Exploring KRAS-mutant pancreatic ductal adenocarcinoma: a model validation study

• Published in: Frontiers in immunology Vol. 14; p. 1203459
• Main Authors: Yang, Fan, He, Yanjie, Ge, Nan, Guo, Jintao, Yang, Fei, Sun, Siyu
• Format: Journal Article
• Language: English
• Published: Switzerland Frontiers Media S.A 10.01.2024
• Subjects: ferroptosis; immune microenvironment; Immunology; KRAS mutations; pancreatic ductal adenocarcinoma; potential drugs screening; risk prediction model; risk prediction model; KRAS mutations; ferroptosis; immune microenvironment; potential drugs screening; pancreatic ductal adenocarcinoma
• ISSN: 1664-3224; 1664-3224
• DOI: 10.3389/fimmu.2023.1203459

Pancreatic ductal adenocarcinoma (PDAC) has the highest mortality rate among all solid tumors. Tumorigenesis is promoted by the oncogene KRAS, and KRAS mutations are prevalent in patients with PDAC. Therefore, a comprehensive understanding of the interactions between KRAS mutations and PDAC may expediate the development of therapeutic strategies for reversing the progression of malignant tumors. Our study aims at establishing and validating a prediction model of KRAS mutations in patients with PDAC based on survival analysis and mRNA expression. A total of 184 and 412 patients with PDAC from The Cancer Genome Atlas (TCGA) database and the International Cancer Genome Consortium (ICGC), respectively, were included in the study.

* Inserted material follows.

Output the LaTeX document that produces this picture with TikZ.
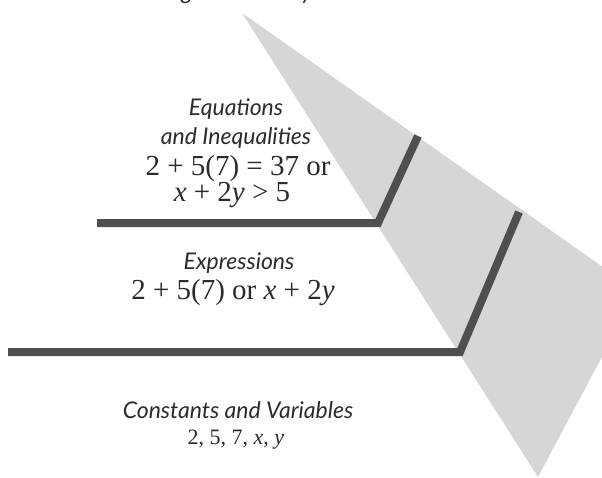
\documentclass[tikz,border=0pt]{standalone}
\usepackage{fontspec}
\setmainfont{Liberation Serif}
\newfontfamily\headfont{Lato}

\definecolor{panegray}{HTML}{D6D6D6}
\definecolor{bargray}{HTML}{4F4F4F}
\definecolor{inkgray}{HTML}{2B2B2B}

\tikzset{
  head/.style={font=\headfont\itshape\fontsize{23}{27}\selectfont,
    text=inkgray, anchor=base, inner sep=0pt},
  expr/.style={font=\fontsize{29}{33}\selectfont,
    text=inkgray, anchor=base, inner sep=0pt},
  smallexpr/.style={expr, font=\fontsize{22}{26}\selectfont},
  levelbar/.style={draw=bargray, line width=8pt, line join=miter}
}

\begin{document}
\begin{tikzpicture}[x=1pt,y=-1pt]
  \useasboundingbox (0,0) rectangle (602,477);

  \begin{scope}
    \clip (0,0) rectangle (602,477);
    % shaded side of the pyramid
    \fill[panegray] (242,13) -- (637,291) -- (538,477) -- cycle;
    % cut-off title above
    \node[head] (ttlg) at (187,-1) {g};
    \node[head] (ttly) at (307,-1) {y};
  \end{scope}

  % level dividers
  \draw[levelbar] (97,223) -- (378,223) -- (418,136);
  \draw[levelbar] (8,352) -- (460,352) -- (519,212);

  % top level
  \node[head] (eqn) at (236,115) {Equations};
  \node[head] (ineq) at (236,144) {and Inequalities};
  \node[expr] (eqex) at (238,175) {2 + 5(7) = 37 or};
  \node[expr] (inex) at (232,201) {\textit{x}\/ + 2\textit{y}\/ > 5};

  % middle level
  \node[head] (expr) at (239,269) {Expressions};
  \node[expr] (exex) at (233,299) {2 + 5(7) or \textit{x}\/ + 2\textit{y}};

  % bottom level
  \node[head] (const) at (238,418) {Constants and Variables};
  \node[smallexpr] (coex) at (236,444) {2, 5, 7, \textit{x}, \textit{y}};
\end{tikzpicture}
\end{document}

After tumor mutation profile and copy number variation (CNV) analyses, we established and validated a prediction model of KRAS mutations, based on survival analysis and mRNA expression, that contained seven genes: CSTF2, FAF2, KIF20B, AKR1A1, APOM, KRT6C, and CD70. We confirmed that the model has a good predictive ability for the prognosis of overall survival (OS) in patients with KRAS-mutated PDAC. Then, we analyzed differential biological pathways, especially the ferroptosis pathway, through principal component analysis, pathway enrichment analysis, Gene Ontology (GO) enrichment analysis, and gene set enrichment analysis (GSEA), with which patients were classified into low- or high-risk groups. Pathway enrichment results revealed enrichment in the cytokine-cytokine receptor interaction, metabolism of xenobiotics by cytochrome P450, and viral protein interaction with cytokine and cytokine receptor pathways. Most of the enriched pathways are metabolic pathways predominantly enriched by downregulated genes, suggesting numerous downregulated metabolic pathways in the high-risk group. Subsequent tumor immune infiltration analysis indicated that neutrophil infiltration, resting CD4 memory T cells, and resting natural killer (NK) cells correlated with the risk score. After verifying that the seven gene expression levels in different KRAS-mutated pancreatic cancer cell lines were similar to that in the model, we screened potential drugs related to the risk score. This study established, analyzed, and validated a model for predicting the prognosis of PDAC based on risk stratification according to KRAS mutations, and identified differential pathways and highly effective drugs.